#### Entries provided ####
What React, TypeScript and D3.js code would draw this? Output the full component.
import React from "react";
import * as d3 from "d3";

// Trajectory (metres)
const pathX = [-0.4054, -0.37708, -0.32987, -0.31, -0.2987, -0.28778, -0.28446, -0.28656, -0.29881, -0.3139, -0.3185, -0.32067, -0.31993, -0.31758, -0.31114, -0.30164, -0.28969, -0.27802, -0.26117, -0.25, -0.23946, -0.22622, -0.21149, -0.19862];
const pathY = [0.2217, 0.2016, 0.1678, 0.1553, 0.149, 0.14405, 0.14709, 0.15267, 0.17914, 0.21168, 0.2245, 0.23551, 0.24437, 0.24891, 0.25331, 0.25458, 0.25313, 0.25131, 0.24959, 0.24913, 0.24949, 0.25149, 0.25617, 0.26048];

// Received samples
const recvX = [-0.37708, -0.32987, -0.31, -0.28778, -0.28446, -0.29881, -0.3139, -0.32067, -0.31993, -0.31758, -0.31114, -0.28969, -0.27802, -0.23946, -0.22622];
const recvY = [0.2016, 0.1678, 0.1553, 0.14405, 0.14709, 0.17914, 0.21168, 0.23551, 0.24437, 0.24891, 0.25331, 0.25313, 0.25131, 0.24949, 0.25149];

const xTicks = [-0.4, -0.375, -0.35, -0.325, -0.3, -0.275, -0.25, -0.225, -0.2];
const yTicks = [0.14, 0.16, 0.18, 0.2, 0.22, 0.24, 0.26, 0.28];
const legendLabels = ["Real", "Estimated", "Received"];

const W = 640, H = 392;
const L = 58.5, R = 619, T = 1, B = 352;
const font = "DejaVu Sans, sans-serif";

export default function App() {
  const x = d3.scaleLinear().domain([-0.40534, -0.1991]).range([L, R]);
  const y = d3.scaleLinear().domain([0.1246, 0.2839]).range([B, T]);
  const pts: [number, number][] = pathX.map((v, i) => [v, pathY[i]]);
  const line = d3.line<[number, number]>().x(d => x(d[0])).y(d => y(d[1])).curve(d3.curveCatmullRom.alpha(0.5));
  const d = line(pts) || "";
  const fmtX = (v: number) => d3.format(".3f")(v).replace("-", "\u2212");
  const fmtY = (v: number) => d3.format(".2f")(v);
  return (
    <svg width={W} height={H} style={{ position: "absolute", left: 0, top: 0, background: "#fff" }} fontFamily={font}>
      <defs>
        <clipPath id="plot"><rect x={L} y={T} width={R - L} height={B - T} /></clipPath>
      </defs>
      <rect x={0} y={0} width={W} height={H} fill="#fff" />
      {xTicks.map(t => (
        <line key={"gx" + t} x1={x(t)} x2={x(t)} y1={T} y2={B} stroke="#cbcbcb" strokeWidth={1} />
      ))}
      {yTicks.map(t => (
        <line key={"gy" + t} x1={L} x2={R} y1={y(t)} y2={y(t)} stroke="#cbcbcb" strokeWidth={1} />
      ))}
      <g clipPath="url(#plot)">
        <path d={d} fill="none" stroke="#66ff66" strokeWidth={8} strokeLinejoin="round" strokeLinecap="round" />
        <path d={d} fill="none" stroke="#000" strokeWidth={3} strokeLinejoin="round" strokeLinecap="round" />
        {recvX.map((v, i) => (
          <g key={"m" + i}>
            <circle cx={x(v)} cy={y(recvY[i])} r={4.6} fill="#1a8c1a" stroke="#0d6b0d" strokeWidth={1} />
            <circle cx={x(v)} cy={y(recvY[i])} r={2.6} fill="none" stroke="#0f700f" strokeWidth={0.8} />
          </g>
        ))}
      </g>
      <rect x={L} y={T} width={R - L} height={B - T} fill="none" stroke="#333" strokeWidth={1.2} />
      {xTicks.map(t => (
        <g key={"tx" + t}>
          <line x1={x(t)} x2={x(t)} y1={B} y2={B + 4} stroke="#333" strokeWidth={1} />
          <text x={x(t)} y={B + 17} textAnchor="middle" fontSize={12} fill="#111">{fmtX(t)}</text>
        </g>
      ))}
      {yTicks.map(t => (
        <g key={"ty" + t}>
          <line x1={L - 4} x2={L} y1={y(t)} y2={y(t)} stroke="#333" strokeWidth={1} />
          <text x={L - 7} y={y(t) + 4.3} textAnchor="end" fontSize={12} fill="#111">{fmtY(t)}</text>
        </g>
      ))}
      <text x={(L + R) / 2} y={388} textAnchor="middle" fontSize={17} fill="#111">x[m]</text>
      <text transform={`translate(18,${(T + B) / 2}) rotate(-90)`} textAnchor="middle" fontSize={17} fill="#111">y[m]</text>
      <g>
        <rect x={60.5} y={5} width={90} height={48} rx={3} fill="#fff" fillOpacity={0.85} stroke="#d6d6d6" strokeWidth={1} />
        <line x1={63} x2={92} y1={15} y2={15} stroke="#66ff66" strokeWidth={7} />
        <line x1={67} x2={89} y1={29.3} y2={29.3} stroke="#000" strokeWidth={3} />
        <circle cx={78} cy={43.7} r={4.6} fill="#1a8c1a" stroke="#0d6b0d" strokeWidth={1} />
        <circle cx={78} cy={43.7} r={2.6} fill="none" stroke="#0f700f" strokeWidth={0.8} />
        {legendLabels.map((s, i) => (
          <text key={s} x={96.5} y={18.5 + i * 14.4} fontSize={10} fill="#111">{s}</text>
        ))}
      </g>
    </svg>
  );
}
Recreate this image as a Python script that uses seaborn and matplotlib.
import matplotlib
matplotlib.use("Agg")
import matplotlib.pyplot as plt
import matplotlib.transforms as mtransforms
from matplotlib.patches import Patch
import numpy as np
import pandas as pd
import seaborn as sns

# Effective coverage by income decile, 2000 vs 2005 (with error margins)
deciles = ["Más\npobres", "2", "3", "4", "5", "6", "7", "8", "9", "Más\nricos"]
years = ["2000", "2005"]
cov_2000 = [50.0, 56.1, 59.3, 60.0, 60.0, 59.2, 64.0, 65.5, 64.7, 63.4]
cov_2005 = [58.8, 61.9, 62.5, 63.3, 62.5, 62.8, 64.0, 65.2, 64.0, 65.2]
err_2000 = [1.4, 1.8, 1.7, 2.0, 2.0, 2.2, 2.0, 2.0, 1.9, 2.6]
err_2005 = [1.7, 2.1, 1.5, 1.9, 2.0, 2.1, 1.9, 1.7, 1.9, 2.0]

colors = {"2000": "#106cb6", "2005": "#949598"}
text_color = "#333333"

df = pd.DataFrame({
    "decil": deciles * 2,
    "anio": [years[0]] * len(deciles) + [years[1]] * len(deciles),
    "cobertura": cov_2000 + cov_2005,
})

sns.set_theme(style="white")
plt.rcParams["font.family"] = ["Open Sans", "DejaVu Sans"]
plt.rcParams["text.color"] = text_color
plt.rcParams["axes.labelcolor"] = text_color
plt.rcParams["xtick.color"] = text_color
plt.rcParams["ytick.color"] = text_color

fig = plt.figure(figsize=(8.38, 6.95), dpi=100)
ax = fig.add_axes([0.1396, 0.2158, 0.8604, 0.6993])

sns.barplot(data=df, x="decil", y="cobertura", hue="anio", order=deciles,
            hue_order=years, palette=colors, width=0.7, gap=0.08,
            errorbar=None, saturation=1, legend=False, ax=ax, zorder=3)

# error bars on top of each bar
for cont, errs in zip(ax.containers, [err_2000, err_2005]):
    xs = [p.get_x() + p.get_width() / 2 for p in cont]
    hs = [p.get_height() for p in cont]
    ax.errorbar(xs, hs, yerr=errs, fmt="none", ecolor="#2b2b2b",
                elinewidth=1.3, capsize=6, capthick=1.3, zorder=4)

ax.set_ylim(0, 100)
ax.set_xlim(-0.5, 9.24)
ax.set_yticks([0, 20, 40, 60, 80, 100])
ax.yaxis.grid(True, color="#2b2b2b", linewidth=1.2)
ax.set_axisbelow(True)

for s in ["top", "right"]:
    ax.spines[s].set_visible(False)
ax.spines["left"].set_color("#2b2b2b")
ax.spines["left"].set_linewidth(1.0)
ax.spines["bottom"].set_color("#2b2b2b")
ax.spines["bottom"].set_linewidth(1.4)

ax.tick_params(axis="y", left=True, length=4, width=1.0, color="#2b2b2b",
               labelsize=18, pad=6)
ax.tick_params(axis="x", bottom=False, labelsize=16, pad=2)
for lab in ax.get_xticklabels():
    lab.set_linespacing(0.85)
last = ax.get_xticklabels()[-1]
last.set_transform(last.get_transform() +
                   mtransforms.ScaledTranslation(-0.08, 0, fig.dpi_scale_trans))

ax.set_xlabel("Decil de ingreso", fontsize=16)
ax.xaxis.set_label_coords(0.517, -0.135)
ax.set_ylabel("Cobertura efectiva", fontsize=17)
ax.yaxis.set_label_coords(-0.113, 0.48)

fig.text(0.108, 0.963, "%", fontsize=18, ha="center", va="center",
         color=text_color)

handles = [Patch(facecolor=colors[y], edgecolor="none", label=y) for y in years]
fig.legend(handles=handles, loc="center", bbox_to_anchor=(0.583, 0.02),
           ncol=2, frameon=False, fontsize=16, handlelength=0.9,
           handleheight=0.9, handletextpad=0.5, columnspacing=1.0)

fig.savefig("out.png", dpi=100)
####
Work to complete -> Write out exactly the lines running from the line containing "Recreate this image" to the line containing "errorbar=None, saturation=1, legend=False, ax=ax, zorder=3)", with both of those lines included.

Task result ->
Recreate this image as a Python script that uses seaborn and matplotlib.
import matplotlib
matplotlib.use("Agg")
import matplotlib.pyplot as plt
import matplotlib.transforms as mtransforms
from matplotlib.patches import Patch
import numpy as np
import pandas as pd
import seaborn as sns

# Effective coverage by income decile, 2000 vs 2005 (with error margins)
deciles = ["Más\npobres", "2", "3", "4", "5", "6", "7", "8", "9", "Más\nricos"]
years = ["2000", "2005"]
cov_2000 = [50.0, 56.1, 59.3, 60.0, 60.0, 59.2, 64.0, 65.5, 64.7, 63.4]
cov_2005 = [58.8, 61.9, 62.5, 63.3, 62.5, 62.8, 64.0, 65.2, 64.0, 65.2]
err_2000 = [1.4, 1.8, 1.7, 2.0, 2.0, 2.2, 2.0, 2.0, 1.9, 2.6]
err_2005 = [1.7, 2.1, 1.5, 1.9, 2.0, 2.1, 1.9, 1.7, 1.9, 2.0]

colors = {"2000": "#106cb6", "2005": "#949598"}
text_color = "#333333"

df = pd.DataFrame({
    "decil": deciles * 2,
    "anio": [years[0]] * len(deciles) + [years[1]] * len(deciles),
    "cobertura": cov_2000 + cov_2005,
})

sns.set_theme(style="white")
plt.rcParams["font.family"] = ["Open Sans", "DejaVu Sans"]
plt.rcParams["text.color"] = text_color
plt.rcParams["axes.labelcolor"] = text_color
plt.rcParams["xtick.color"] = text_color
plt.rcParams["ytick.color"] = text_color

fig = plt.figure(figsize=(8.38, 6.95), dpi=100)
ax = fig.add_axes([0.1396, 0.2158, 0.8604, 0.6993])

sns.barplot(data=df, x="decil", y="cobertura", hue="anio", order=deciles,
            hue_order=years, palette=colors, width=0.7, gap=0.08,
            errorbar=None, saturation=1, legend=False, ax=ax, zorder=3)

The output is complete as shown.